▶ **GIVEN PROBLEM**: Count how many lines contain the word "matplotlib". Respond with the number alone.

+++ GIVEN INFORMATION

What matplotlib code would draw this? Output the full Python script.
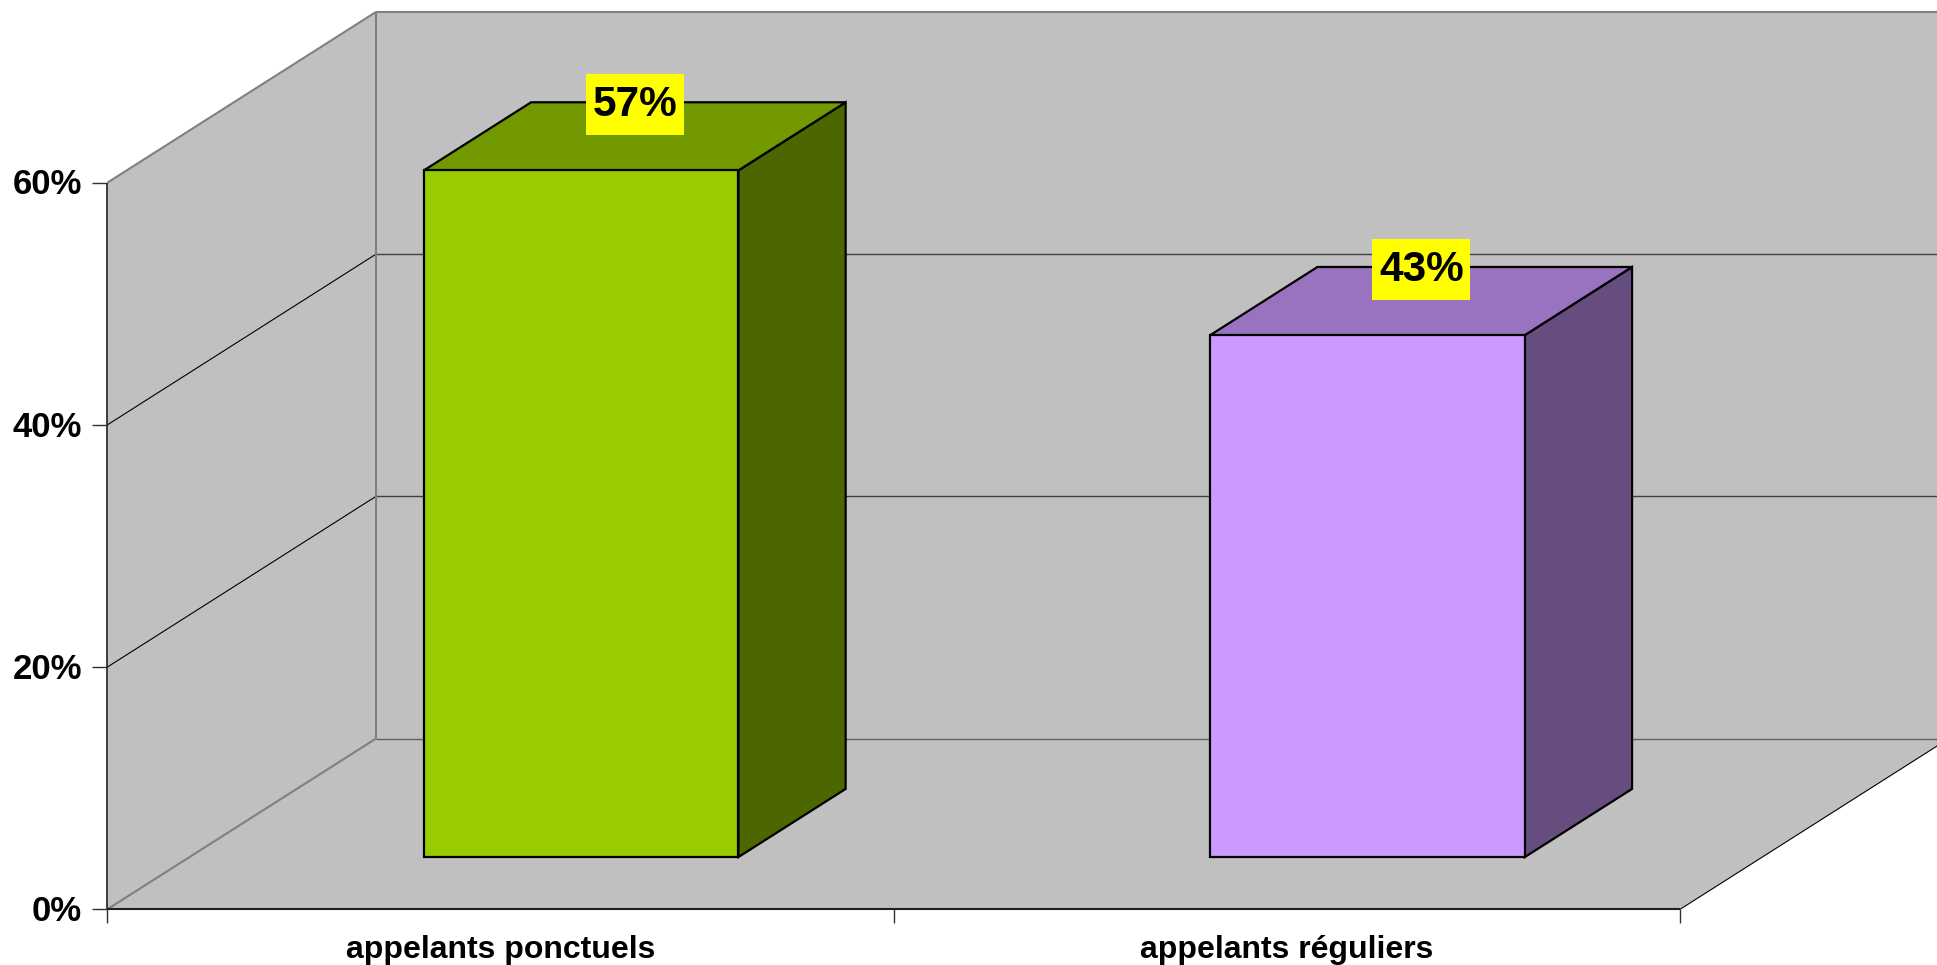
import matplotlib
matplotlib.use('Agg')
import matplotlib.pyplot as plt
from matplotlib.patches import Rectangle

plt.rcParams['font.family'] = ['Liberation Sans', 'DejaVu Sans']

# Данные
categories = ['appelants ponctuels', 'appelants réguliers']
values = [56.7, 43.1]
value_labels = ['57%', '43%']
y_ticks = [0, 20, 40, 60]
y_tick_labels = ['0%', '20%', '40%', '60%']

front_colors = ['#99CC00', '#CC99FF']
top_colors = ['#729900', '#9973BF']
side_colors = ['#4C6600', '#664D80']
wall_color = '#C0C0C0'
edge_gray = '#808080'

# Смещение "в глубину" в единицах осей
DX = 0.3417
DY = 14.1
bar_width = 0.4
depth_start = 0.306
depth_end = 0.705
y_top = 60


def proj(x, v, d=0.0):
    return x + DX * d, v + DY * d


def poly(points, color, edge=None, lw=0.0, z=1):
    xs = [proj(*p)[0] for p in points]
    ys = [proj(*p)[1] for p in points]
    ax.fill(xs, ys, facecolor=color, edgecolor=edge if edge else color, linewidth=lw, zorder=z, joinstyle='miter')


def line(p1, p2, color='black', lw=0.8, z=2):
    a = proj(*p1)
    b = proj(*p2)
    ax.plot([a[0], b[0]], [a[1], b[1]], color=color, linewidth=lw, zorder=z, solid_capstyle='butt')


fig = plt.figure(figsize=(19.37, 9.65), dpi=100)
ax = fig.add_axes([0, 0, 1, 1])
ax.set_xlim(-107.3 / 786.4, (1937 - 107.3) / 786.4)
ax.set_ylim((909.3 - 965) / 12.11, 909.3 / 12.11)
ax.axis('off')

n = len(categories)
x_back = 3.0

# Стены и пол
poly([(0, 0, 0), (0, y_top, 0), (0, y_top, 1), (0, 0, 1)], wall_color)
poly([(0, 0, 1), (0, y_top, 1), (x_back, y_top, 1), (x_back, 0, 1)], wall_color)
poly([(0, 0, 0), (n, 0, 0), (n, 0, 1), (0, 0, 1)], wall_color)

# Сетка
for t in y_ticks[1:-1]:
    line((0, t, 0), (0, t, 1), 'black', 0.8)
    line((0, t, 1), (x_back, t, 1), '#404040', 1.0)
line((0, 0, 1), (x_back, 0, 1), '#606060', 1.0)
line((0, y_top, 1), (x_back, y_top, 1), edge_gray, 1.5)
line((0, y_top, 0), (0, y_top, 1), edge_gray, 1.5)
line((0, 0, 1), (0, y_top, 1), edge_gray, 1.5)
line((0, 0, 0), (0, 0, 1), edge_gray, 1.5)
line((n, 0, 0), (n, 0, 1), 'black', 0.8)

# Оси и засечки
line((0, 0, 0), (0, y_top, 0), '#202020', 1.2, 3)
line((0, 0, 0), (n, 0, 0), '#202020', 1.5, 3)
for t, lab in zip(y_ticks, y_tick_labels):
    line((-0.019, t), (0, t), '#303030', 1.0, 3)
    ax.text(-0.032, t + 0.1, lab, ha='right', va='center_baseline', fontsize=25, fontweight='bold', color='black')
for i in range(n + 1):
    line((i, 0), (i, -1.1), '#303030', 1.0, 3)
for i, cat in enumerate(categories):
    ax.text(i + 0.5, -3.35, cat, ha='center', va='center', fontsize=23, fontweight='bold', color='black')

# Столбцы
for i, v in enumerate(values):
    x0 = i + 0.5 - bar_width / 2 - 0.002
    x1 = x0 + bar_width
    d0, d1 = depth_start, depth_end
    poly([(x1, 0, d0), (x1, v, d0), (x1, v, d1), (x1, 0, d1)], side_colors[i], 'black', 1.6, 4)
    poly([(x0, v, d0), (x1, v, d0), (x1, v, d1), (x0, v, d1)], top_colors[i], 'black', 1.6, 4)
    poly([(x0, 0, d0), (x1, 0, d0), (x1, v, d0), (x0, v, d0)], front_colors[i], 'black', 1.6, 5)

    # Подпись значения на желтом фоне
    cx, cy = proj(i + 0.5, v, 0.5)
    box_w, box_h = 0.124, 5.0
    ax.add_patch(Rectangle((cx - box_w / 2, cy + 2.7 - box_h / 2), box_w, box_h,
                           facecolor='#FFFF00', edgecolor='none', zorder=6))
    ax.text(cx, cy + 3.0, value_labels[i], ha='center', va='center_baseline',
            fontsize=30.5, fontweight='bold', color='black', zorder=7)

fig.savefig('out.png', dpi=100)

++++++

▶ **THE RESPONSE**: 5